» Given instruction
Exactly the lines from the line holding "What matplotlib code" to the line holding "y_ticks = [0, 10, 20, 30]", both lines included, are to be echoed; pictures are not.

» Raw data
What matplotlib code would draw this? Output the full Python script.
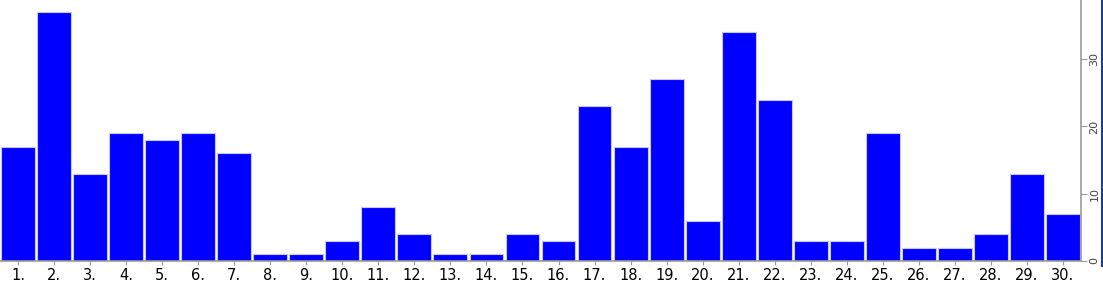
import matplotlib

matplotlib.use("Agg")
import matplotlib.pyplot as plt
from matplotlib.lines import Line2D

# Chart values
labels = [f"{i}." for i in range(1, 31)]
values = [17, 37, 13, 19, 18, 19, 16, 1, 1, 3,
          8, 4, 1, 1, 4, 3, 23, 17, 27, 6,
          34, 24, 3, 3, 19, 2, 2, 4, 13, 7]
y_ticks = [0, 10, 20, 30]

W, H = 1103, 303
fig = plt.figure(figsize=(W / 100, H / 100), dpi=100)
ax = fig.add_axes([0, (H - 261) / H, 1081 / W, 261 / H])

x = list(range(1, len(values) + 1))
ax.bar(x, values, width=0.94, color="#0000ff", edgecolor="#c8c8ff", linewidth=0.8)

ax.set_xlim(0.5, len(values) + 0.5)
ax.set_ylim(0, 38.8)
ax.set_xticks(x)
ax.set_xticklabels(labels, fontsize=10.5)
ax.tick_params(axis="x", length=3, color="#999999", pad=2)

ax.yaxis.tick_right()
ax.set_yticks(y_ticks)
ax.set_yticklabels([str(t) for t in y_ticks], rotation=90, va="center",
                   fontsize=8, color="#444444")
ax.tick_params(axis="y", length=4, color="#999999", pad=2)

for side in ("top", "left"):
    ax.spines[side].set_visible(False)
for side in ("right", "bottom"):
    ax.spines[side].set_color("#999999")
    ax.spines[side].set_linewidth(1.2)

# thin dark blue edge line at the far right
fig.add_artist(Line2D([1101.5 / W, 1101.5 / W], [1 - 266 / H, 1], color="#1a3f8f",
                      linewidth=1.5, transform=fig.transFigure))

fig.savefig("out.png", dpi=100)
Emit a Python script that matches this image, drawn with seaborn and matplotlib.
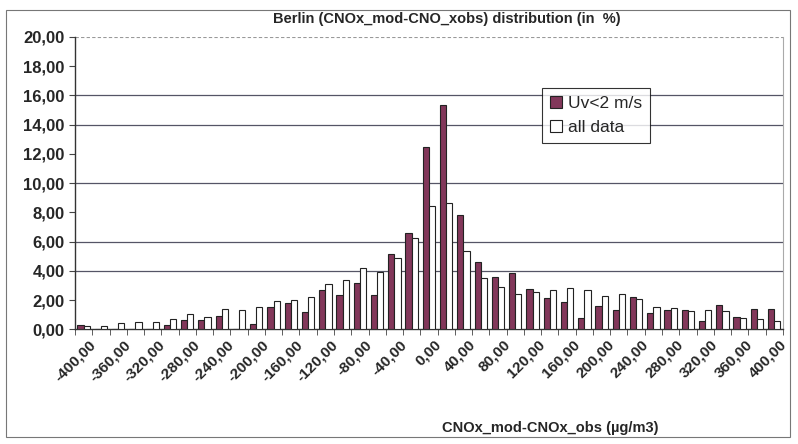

...

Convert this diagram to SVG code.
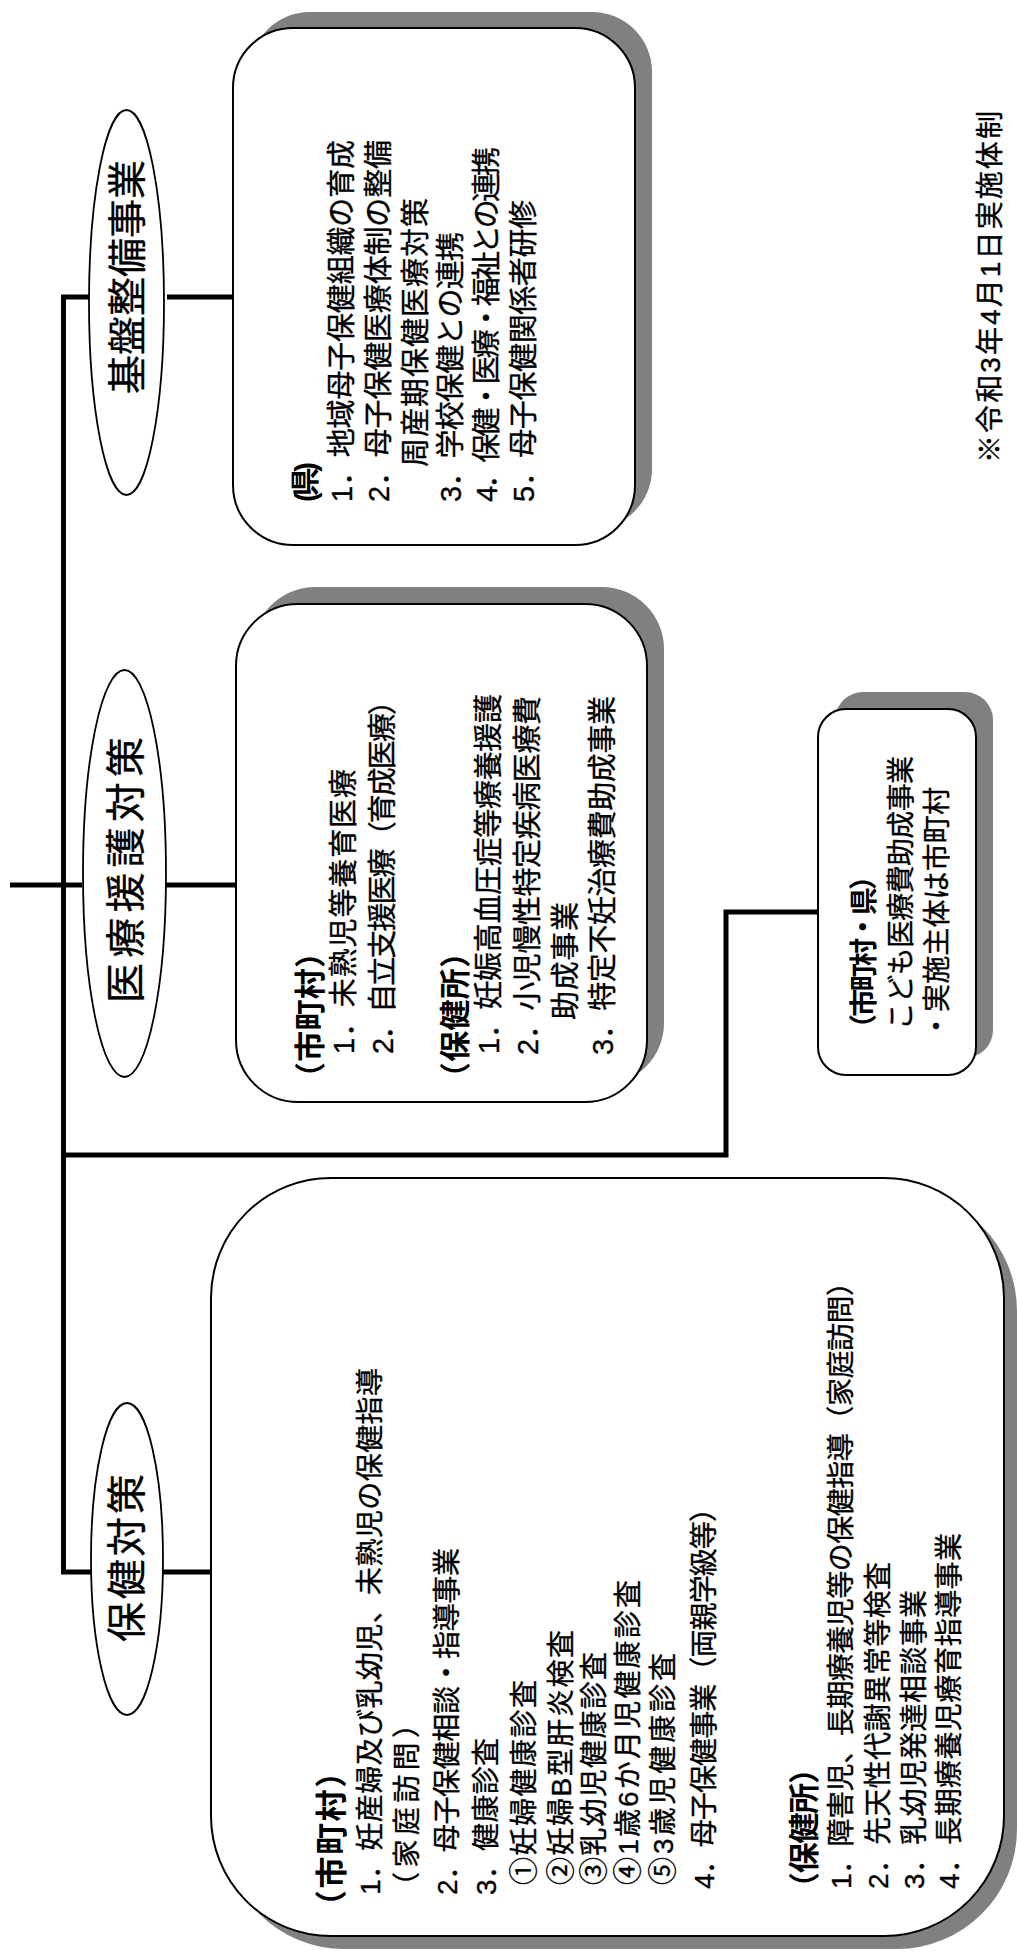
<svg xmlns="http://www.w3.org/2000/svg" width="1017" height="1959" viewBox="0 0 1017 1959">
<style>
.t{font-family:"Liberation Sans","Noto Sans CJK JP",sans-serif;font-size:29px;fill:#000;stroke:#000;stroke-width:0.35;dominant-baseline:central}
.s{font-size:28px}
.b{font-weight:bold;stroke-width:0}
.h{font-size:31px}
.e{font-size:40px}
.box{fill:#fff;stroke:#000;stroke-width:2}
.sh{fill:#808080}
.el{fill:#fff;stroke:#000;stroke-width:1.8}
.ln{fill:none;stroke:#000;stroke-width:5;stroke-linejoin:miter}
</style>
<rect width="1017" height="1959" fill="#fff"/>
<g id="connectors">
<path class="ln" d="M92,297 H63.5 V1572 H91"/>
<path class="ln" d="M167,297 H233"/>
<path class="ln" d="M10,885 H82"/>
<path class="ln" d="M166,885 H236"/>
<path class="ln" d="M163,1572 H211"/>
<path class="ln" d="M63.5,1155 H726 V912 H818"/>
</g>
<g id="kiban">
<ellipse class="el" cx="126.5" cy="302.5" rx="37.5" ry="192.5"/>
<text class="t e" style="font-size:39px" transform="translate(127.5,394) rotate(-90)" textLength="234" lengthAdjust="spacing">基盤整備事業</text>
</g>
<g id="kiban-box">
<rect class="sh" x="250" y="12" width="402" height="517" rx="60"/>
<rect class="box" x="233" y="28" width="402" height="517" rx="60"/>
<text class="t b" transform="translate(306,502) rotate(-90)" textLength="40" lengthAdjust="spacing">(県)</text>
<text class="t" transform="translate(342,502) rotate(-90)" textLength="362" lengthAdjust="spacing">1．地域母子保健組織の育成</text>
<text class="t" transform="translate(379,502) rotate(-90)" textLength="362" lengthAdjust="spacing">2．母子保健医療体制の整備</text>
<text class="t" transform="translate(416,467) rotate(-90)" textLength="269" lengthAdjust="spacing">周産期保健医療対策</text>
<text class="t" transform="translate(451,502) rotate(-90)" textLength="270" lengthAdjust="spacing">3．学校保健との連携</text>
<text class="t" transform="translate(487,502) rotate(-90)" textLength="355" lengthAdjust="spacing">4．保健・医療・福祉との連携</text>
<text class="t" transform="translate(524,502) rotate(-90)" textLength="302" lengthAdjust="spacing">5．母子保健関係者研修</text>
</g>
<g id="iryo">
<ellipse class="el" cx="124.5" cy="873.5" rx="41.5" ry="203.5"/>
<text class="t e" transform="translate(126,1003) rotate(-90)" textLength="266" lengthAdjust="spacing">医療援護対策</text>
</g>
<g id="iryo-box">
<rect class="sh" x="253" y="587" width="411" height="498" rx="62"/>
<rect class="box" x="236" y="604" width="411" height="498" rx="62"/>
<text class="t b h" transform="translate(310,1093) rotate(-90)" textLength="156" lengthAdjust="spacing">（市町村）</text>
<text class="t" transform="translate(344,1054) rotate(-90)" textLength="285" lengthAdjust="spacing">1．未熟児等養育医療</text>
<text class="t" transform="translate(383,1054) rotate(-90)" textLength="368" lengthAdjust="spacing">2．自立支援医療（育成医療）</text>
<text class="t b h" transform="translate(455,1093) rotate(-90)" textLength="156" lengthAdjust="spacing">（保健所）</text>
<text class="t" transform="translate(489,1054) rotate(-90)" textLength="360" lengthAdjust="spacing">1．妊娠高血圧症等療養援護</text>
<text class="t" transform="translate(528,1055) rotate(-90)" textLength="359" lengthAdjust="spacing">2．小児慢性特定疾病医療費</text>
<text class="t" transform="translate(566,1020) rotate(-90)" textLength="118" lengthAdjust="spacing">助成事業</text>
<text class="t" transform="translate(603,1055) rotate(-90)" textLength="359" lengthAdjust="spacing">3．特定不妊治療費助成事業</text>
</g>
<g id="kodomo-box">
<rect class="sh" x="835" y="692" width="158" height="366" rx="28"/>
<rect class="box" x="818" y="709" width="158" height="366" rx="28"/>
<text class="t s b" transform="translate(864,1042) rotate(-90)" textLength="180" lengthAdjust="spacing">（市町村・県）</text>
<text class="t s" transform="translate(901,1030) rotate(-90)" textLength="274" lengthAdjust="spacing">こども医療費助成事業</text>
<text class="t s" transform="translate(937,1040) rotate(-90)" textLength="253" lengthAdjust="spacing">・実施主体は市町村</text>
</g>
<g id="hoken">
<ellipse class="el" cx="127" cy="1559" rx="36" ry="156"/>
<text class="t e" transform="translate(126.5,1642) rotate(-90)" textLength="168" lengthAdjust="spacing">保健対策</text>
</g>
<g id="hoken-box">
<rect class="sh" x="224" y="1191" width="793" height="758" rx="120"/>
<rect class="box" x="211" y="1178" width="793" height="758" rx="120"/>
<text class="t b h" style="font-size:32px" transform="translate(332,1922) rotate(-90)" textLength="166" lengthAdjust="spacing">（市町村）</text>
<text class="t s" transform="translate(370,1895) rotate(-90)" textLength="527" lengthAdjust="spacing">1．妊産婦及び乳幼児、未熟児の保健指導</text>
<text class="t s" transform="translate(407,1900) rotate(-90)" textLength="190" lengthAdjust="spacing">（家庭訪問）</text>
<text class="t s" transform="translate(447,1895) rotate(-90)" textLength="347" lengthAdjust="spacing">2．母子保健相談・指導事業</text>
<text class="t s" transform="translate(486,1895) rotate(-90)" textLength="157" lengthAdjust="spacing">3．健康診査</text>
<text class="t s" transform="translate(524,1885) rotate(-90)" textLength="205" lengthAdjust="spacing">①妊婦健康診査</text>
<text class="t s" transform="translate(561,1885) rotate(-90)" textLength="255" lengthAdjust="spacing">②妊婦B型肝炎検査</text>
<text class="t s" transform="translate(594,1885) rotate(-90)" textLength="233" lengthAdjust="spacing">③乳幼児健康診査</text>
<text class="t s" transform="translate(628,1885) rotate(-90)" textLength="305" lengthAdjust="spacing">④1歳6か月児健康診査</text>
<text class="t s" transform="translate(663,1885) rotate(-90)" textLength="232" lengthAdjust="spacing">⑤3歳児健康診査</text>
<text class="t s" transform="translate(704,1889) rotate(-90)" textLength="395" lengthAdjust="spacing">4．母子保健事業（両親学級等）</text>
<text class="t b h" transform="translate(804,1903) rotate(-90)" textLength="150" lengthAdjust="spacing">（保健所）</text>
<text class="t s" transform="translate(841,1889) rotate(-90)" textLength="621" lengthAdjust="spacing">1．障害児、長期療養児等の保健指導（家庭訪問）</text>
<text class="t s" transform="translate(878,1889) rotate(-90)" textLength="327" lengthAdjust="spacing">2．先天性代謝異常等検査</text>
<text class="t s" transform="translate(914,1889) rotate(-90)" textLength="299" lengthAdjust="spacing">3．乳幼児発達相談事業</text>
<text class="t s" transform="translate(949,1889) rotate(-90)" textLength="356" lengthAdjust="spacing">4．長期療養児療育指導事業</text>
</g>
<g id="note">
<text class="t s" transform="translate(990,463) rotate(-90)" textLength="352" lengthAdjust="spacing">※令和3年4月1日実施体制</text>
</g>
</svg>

» Output for this task
What matplotlib code would draw this? Output the full Python script.
import matplotlib

matplotlib.use("Agg")
import matplotlib.pyplot as plt
from matplotlib.lines import Line2D

# Chart values
labels = [f"{i}." for i in range(1, 31)]
values = [17, 37, 13, 19, 18, 19, 16, 1, 1, 3,
          8, 4, 1, 1, 4, 3, 23, 17, 27, 6,
          34, 24, 3, 3, 19, 2, 2, 4, 13, 7]
y_ticks = [0, 10, 20, 30]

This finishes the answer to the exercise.